Hint : the derivation is long and boring ...
Form Axioms above, we have to derive some preliminary results :
A) $\vdash \lnot \lnot \phi \to \phi$
B) $\vdash \phi \to \lnot \lnot \phi$
C) $\vdash (\phi \to \psi) \to (\lnot \psi \to \lnot \phi)$. The derivation needs A), B), D) and Ax.3.

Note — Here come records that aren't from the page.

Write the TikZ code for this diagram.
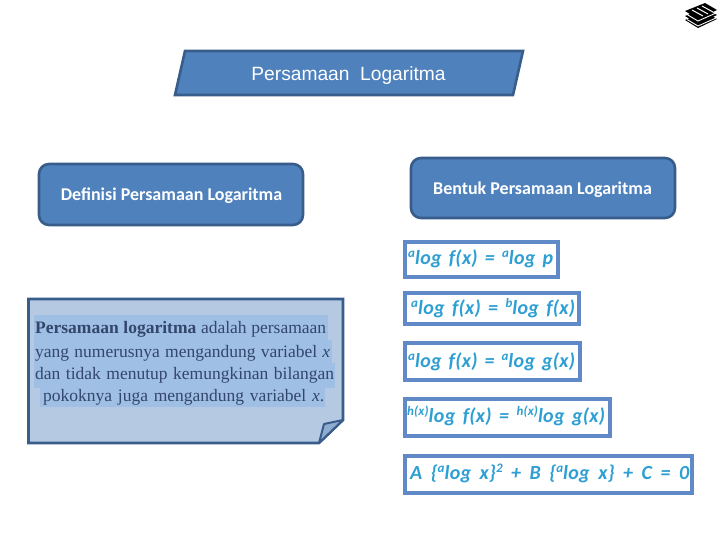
\documentclass[tikz,border=0pt]{standalone}
\usepackage{fontspec}
\setmainfont{Liberation Serif}
\newfontfamily\titlefont{Liberation Sans}
\newfontfamily\labelfont{Carlito}
\newfontfamily\formfont[LetterSpace=1.5]{Carlito}
\newcommand{\fup}[1]{\raisebox{6.5pt}{\fontsize{13}{14}\selectfont #1}}
\newcommand{\fln}[2]{\makebox[#1][s]{#2}}
\newcommand{\fgap}{\hspace{4pt plus 1fil minus 4pt}}
\definecolor{mainblue}{HTML}{4F81BD}
\definecolor{edgeblue}{HTML}{385D8A}
\definecolor{noteblue}{HTML}{B5C9E3}
\definecolor{bandblue}{HTML}{A0BFE4}
\definecolor{foldblue}{HTML}{8FACD0}
\definecolor{formedge}{HTML}{5F8AC7}
\definecolor{formtext}{HTML}{2E9FD2}
\definecolor{paratext}{HTML}{33466B}
\tikzset{
  x=1pt,y=-1pt,
  headshape/.style={draw=edgeblue,fill=mainblue,line width=2.6pt,line join=miter},
  headbox/.style={draw=edgeblue,fill=mainblue,line width=2.6pt,rounded corners=10pt},
  headtext/.style={text=white,inner sep=0pt,font=\labelfont\bfseries\fontsize{18}{20}\selectfont},
  formbox/.style={draw=formedge,line width=4pt,fill=white},
  formlabel/.style={text=formtext,anchor=base west,inner sep=0pt,font=\formfont\bfseries\itshape\fontsize{20}{22}\selectfont},
  band/.style={fill=bandblue,draw=none},
  paraline/.style={text=paratext,anchor=base west,inner sep=0pt,font=\fontsize{17.5}{20}\selectfont},
  bookpart/.style={fill=black,draw=none}
}
\begin{document}
\begin{tikzpicture}
\useasboundingbox (0,0) rectangle (720,540);
\fill[white] (0,0) rectangle (720,540);
% title
\draw[headshape] (185,51) -- (523,51) -- (513,95) -- (175,95) -- cycle;
\node[text=white,inner sep=0pt,font=\titlefont\fontsize{19.2}{22}\selectfont] (title) at (348.5,75.5) {Persamaan\ \ Logaritma};
% heads
\draw[headbox] (39,164) rectangle (303,225);
\node[headtext] (def) at (171.5,196) {Definisi Persamaan Logaritma};
\draw[headbox] (411,158) rectangle (675,218);
\node[headtext] (bentuk) at (542.5,189.5) {Bentuk Persamaan Logaritma};
% note
\fill[noteblue] (28.5,299) -- (343,299) -- (343,420) -- (319,443) -- (28.5,443) -- cycle;
\fill[band] (34,315) rectangle (328,340);
\fill[band] (34,340) rectangle (332,363);
\fill[band] (34,363) rectangle (335,388);
\fill[band] (40,388) rectangle (325,407);
\draw[edgeblue,line width=2.6pt,line join=miter] (28.5,299) -- (343,299) -- (343,420) -- (319,443) -- (28.5,443) -- cycle;
\draw[edgeblue,line width=2pt,fill=foldblue,line join=round] (319,443) -- (324,424) -- (343,420) -- cycle;
\node[paraline] (p1) at (35,333) {\fln{291pt}{\textbf{Persamaan logaritma} adalah persamaan}};
\node[paraline] (p2) at (35,357) {\fln{295pt}{yang numerusnya mengandung variabel \textit{x}}};
\node[paraline] (p3) at (35,379) {\fln{299pt}{dan tidak menutup kemungkinan bilangan}};
\node[paraline] (p4) at (43,401) {\fln{281pt}{pokoknya juga mengandung variabel \textit{x}.}};
% formulas
\draw[formbox] (405,242) rectangle (558,277);
\node[formlabel] (f1) at (408,264) {\fln{145pt}{\fup{a}log\fgap f(x)\fgap =\fgap \fup{a}log\fgap p}};
\draw[formbox] (405,293) rectangle (579,324);
\node[formlabel] (f2) at (411,314) {\fln{164pt}{\fup{a}log\fgap f(x)\fgap =\fgap \fup{b}log\fgap f(x)}};
\draw[formbox] (405,343) rectangle (580,380);
\node[formlabel] (f3) at (408,367) {\fln{167pt}{\fup{a}log\fgap f(x)\fgap =\fgap \fup{a}log\fgap g(x)}};
\draw[formbox] (405,399) rectangle (610,436);
\node[formlabel] (f4) at (407,422) {\fln{198pt}{\fup{h(x)}log\fgap f(x)\fgap =\fgap \fup{h(x)}log\fgap g(x)}};
\draw[formbox] (405,456) rectangle (692,493);
\node[formlabel] (f5) at (410,479) {\fln{279pt}{A\fgap \{\fup{a}log\fgap x\}\fup{2}\fgap +\fgap B\fgap \{\fup{a}log\fgap x\}\fgap +\fgap C\fgap =\fgap 0}};
% book icon
\foreach \d in {0,5,9}{
  \fill[bookpart] (685,{11+\d}) -- (705,{3+\d}) -- (717,{10+\d}) -- (698,{19+\d}) -- cycle;
}
\foreach \d in {0,5}{
  \draw[white,line width=0.9pt] (687,{14.5+\d}) -- (698,{21+\d}) -- (716,{13+\d});
}
\draw[white,line width=1pt] (692,10) -- (703,16);
\draw[white,line width=1pt] (697,8) -- (708,14);
\draw[white,line width=1pt] (702,6) -- (713,12);
\end{tikzpicture}
\end{document}
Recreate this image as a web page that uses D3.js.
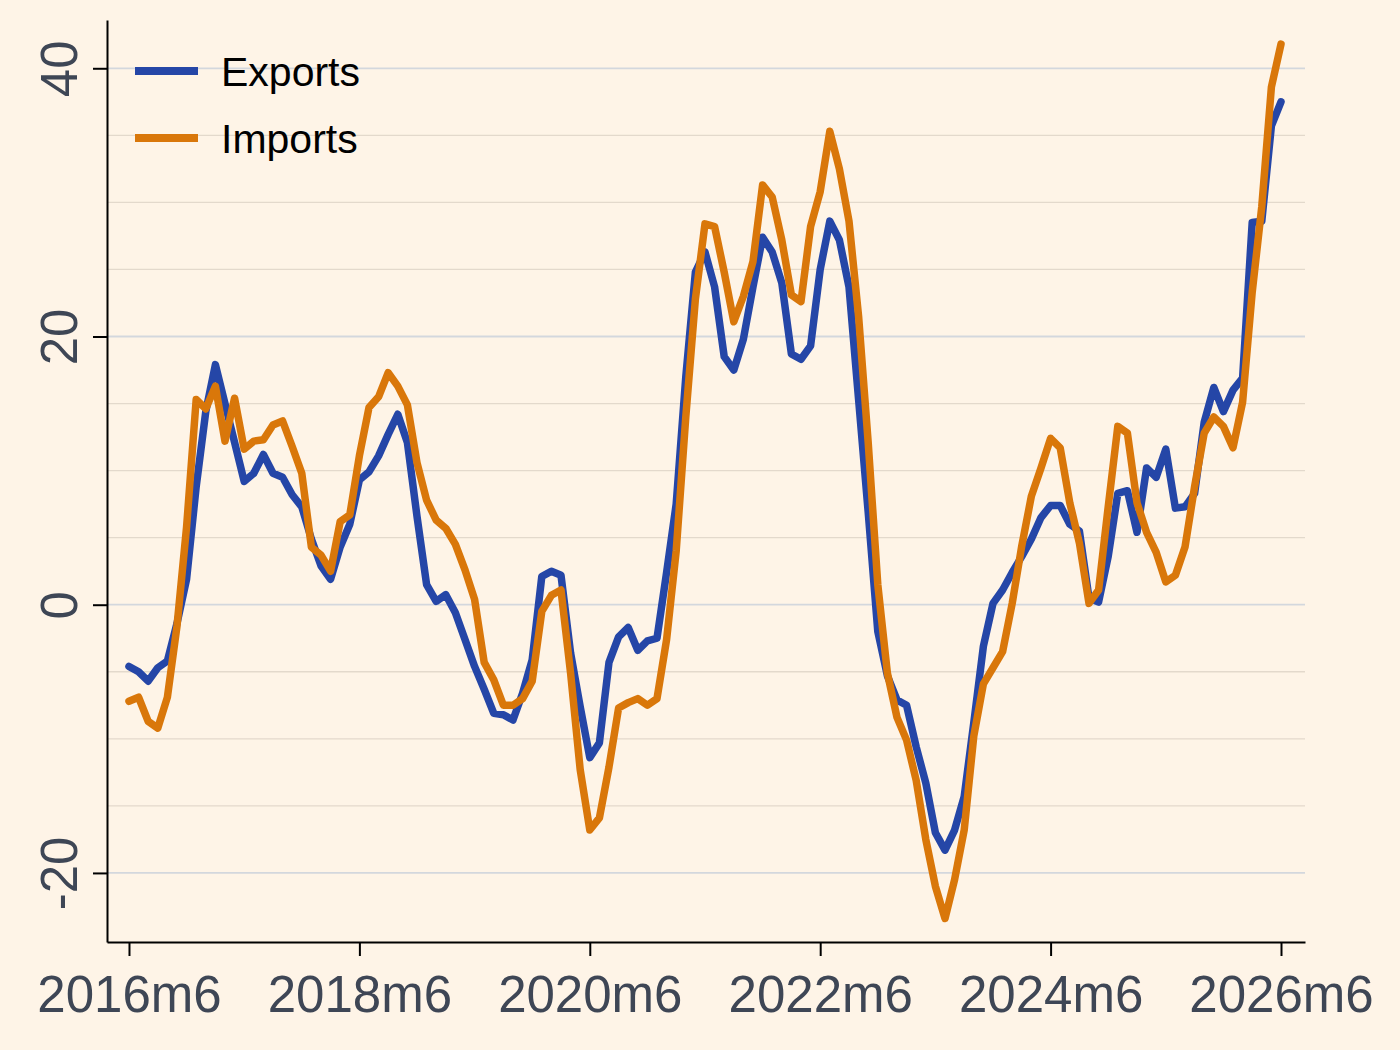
<!DOCTYPE html>
<html>
<head>
<meta charset="utf-8">
<script src="https://cdn.jsdelivr.net/npm/d3@7"></script>
<style>
  html, body { margin: 0; padding: 0; background: #fef4e7; }
  svg { display: block; }
</style>
</head>
<body>
<div id="chart"></div>
<script>
// monthly series, 2016m6 .. 2026m6 (index 0 = 2016m6)
const startYear = 2016, startMonth = 6;

const exportsVals = [
  -4.6, -5.0, -5.7, -4.7, -4.2, -1.4, 1.9, 8.8, 14.4, 17.9,
  15.0, 12.1, 9.2, 9.8, 11.2, 9.8, 9.5, 8.2, 7.3, 4.9,
  2.9, 1.9, 4.3, 6.0, 9.3, 9.9, 11.1, 12.7, 14.2, 12.1,
  6.6, 1.5, 0.25, 0.75, -0.6, -2.6, -4.6, -6.3, -8.1, -8.2,
  -8.6, -6.6, -4.1, 2.1, 2.5, 2.2, -3.6, -7.6, -11.4, -10.3,
  -4.3, -2.4, -1.7, -3.4, -2.7, -2.5, 2.4, 7.5, 17.0, 24.8,
  26.3, 23.7, 18.5, 17.5, 19.8, 23.7, 27.4, 26.3, 24.0, 18.7,
  18.3, 19.3, 25.0, 28.6, 27.2, 23.7, 15.3, 6.9, -2.0, -5.3,
  -7.1, -7.5, -10.6, -13.3, -17.0, -18.3, -16.8, -14.3, -8.8, -3.1,
  0.1, 1.1, 2.4, 3.6, 4.9, 6.5, 7.4, 7.4, 6.0, 5.5,
  0.5, 0.2, 3.6, 8.3, 8.5, 5.4, 10.2, 9.5, 11.6, 7.2,
  7.3, 8.3, 13.6, 16.2, 14.4, 16.0, 16.9, 28.5, 28.6, 35.7, 37.5
];

const importsVals = [
  -7.2, -6.9, -8.7, -9.2, -6.9, -1.6, 5.8, 15.3, 14.6, 16.3,
  12.2, 15.4, 11.6, 12.2, 12.3, 13.4, 13.7, 11.8, 9.8, 4.3,
  3.7, 2.5, 6.2, 6.7, 11.1, 14.7, 15.5, 17.3, 16.3, 14.9,
  10.6, 7.8, 6.3, 5.7, 4.5, 2.6, 0.4, -4.3, -5.6, -7.5,
  -7.5, -7.0, -5.7, -0.5, 0.7, 1.1, -5.1, -12.3, -16.8, -15.9,
  -12.1, -7.7, -7.3, -7.0, -7.5, -7.0, -2.6, 4.0, 14.0, 22.8,
  28.4, 28.2, 24.8, 21.1, 23.0, 25.6, 31.3, 30.4, 27.2, 23.1,
  22.6, 28.2, 30.8, 35.3, 32.5, 28.6, 21.5, 12.1, 1.5, -5.1,
  -8.4, -10.1, -13.1, -17.5, -21.0, -23.4, -20.5, -16.8, -9.8, -5.9,
  -4.7, -3.5, 0.1, 4.4, 8.1, 10.2, 12.4, 11.7, 7.6, 4.6,
  0.1, 1.1, 7.3, 13.3, 12.8, 7.6, 5.4, 3.9, 1.7, 2.2,
  4.3, 8.8, 12.8, 14.0, 13.3, 11.7, 15.1, 23.3, 29.7, 38.6, 41.8
];

const xTickLabels = ["2016m6", "2018m6", "2020m6", "2022m6", "2024m6", "2026m6"];
const yTicks = [-20, 0, 20, 40];
const yGrid = [-20, -15, -10, -5, 0, 5, 10, 15, 20, 25, 30, 35, 40];

const width = 1400, height = 1050;
const m = { t: 20, r: 95, b: 108, l: 107 };

const svg = d3.select("#chart").append("svg")
  .attr("width", width)
  .attr("height", height);

svg.append("rect")
  .attr("width", width).attr("height", height)
  .attr("fill", "#fef4e7");

// month index -> x
const x = d3.scaleLinear()
  .domain([-2.29, 122.5])
  .range([m.l, width - m.r]);

const y = d3.scaleLinear()
  .domain([-25.15, 43.6])
  .range([height - m.b, m.t]);

const tickIndex = lbl => {
  const [yy, mm] = lbl.split("m").map(Number);
  return (yy - startYear) * 12 + (mm - startMonth);
};

// gridlines
svg.append("g")
  .selectAll("line")
  .data(yGrid)
  .join("line")
  .attr("x1", m.l)
  .attr("x2", width - m.r)
  .attr("y1", d => y(d))
  .attr("y2", d => y(d))
  .attr("stroke", d => d % 20 === 0 ? "#d3d7dd" : "#e3d9cc")
  .attr("stroke-width", d => d % 20 === 0 ? 1.8 : 1.3);

// axes
const yAxis = svg.append("g")
  .attr("transform", `translate(${m.l},0)`)
  .call(d3.axisLeft(y).tickValues(yTicks).tickFormat(d => String(d))
    .tickSize(14).tickPadding(16).tickSizeOuter(0));

yAxis.select(".domain").attr("stroke", "#000").attr("stroke-width", 2);
yAxis.selectAll(".tick line").attr("stroke", "#000").attr("stroke-width", 2);
yAxis.selectAll(".tick text")
  .attr("fill", "#3e4655")
  .attr("font-family", "'Liberation Sans', Arial, sans-serif")
  .attr("font-size", "51px")
  .attr("text-anchor", "middle")
  .attr("dy", 0)
  .attr("x", 0)
  .attr("transform", "translate(-30,0) rotate(-90)");

const xAxis = svg.append("g")
  .attr("transform", `translate(0,${height - m.b})`)
  .call(d3.axisBottom(x)
    .tickValues(xTickLabels.map(tickIndex))
    .tickFormat((d, i) => xTickLabels[i])
    .tickSize(14).tickPadding(20).tickSizeOuter(0));

xAxis.select(".domain").attr("stroke", "#000").attr("stroke-width", 2);
xAxis.selectAll(".tick line").attr("stroke", "#000").attr("stroke-width", 2);
xAxis.selectAll(".tick text")
  .attr("fill", "#3e4655")
  .attr("font-family", "'Liberation Sans', Arial, sans-serif")
  .attr("font-size", "51px")
  .attr("dy", "0.71em");

// series
const series = [
  { k: "Exports", v: exportsVals, c: "#2546a7" },
  { k: "Imports", v: importsVals, c: "#d9770a" }
];

const line = d3.line()
  .x((d, i) => x(i))
  .y(d => y(d));

series.forEach(s => {
  svg.append("path")
    .datum(s.v)
    .attr("fill", "none")
    .attr("stroke", s.c)
    .attr("stroke-width", 7.5)
    .attr("stroke-linejoin", "round")
    .attr("stroke-linecap", "round")
    .attr("d", line);
});

// legend
const legend = svg.append("g");
series.forEach((s, i) => {
  const ly = 71 + i * 67;
  legend.append("line")
    .attr("x1", 135).attr("x2", 198)
    .attr("y1", ly).attr("y2", ly)
    .attr("stroke", s.c)
    .attr("stroke-width", 8);
  legend.append("text")
    .attr("x", 221)
    .attr("y", ly + 15)
    .attr("font-family", "'Liberation Sans', Arial, sans-serif")
    .attr("font-size", "41px")
    .attr("fill", "#000")
    .text(s.k);
});
</script>
</body>
</html>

D) $\phi \to \psi, \psi \to \chi \vdash \phi \to \chi$. The derivation is straightforward: it needs modus ponens twice and a final application of the Deduction Th.
Now the derivation :
1) From modus ponens, by Deduction Th twice :
$\vdash \phi \to ((\phi \to \lnot \psi) \to \lnot \psi)$.
2) From C) above :
$\vdash ((\phi \to \lnot \psi) \to \lnot \psi) \to (\lnot \lnot \psi \to \lnot (\phi \to \lnot \psi))$.
3) From 1) and 2) by D) :
$\vdash \phi \to (\lnot \lnot \psi \to \lnot (\phi \to \lnot \psi))$.
4) $\phi$ --- premise
5) $\phi \to \psi$ --- premise
6) $\psi$ --- from 4) and 5) by mp
7) $\lnot \lnot \psi$ --- from 6) and B) by mp
8) $\lnot (\phi \to \lnot \psi)$ --- from 3), 4) and 7) by mp twice.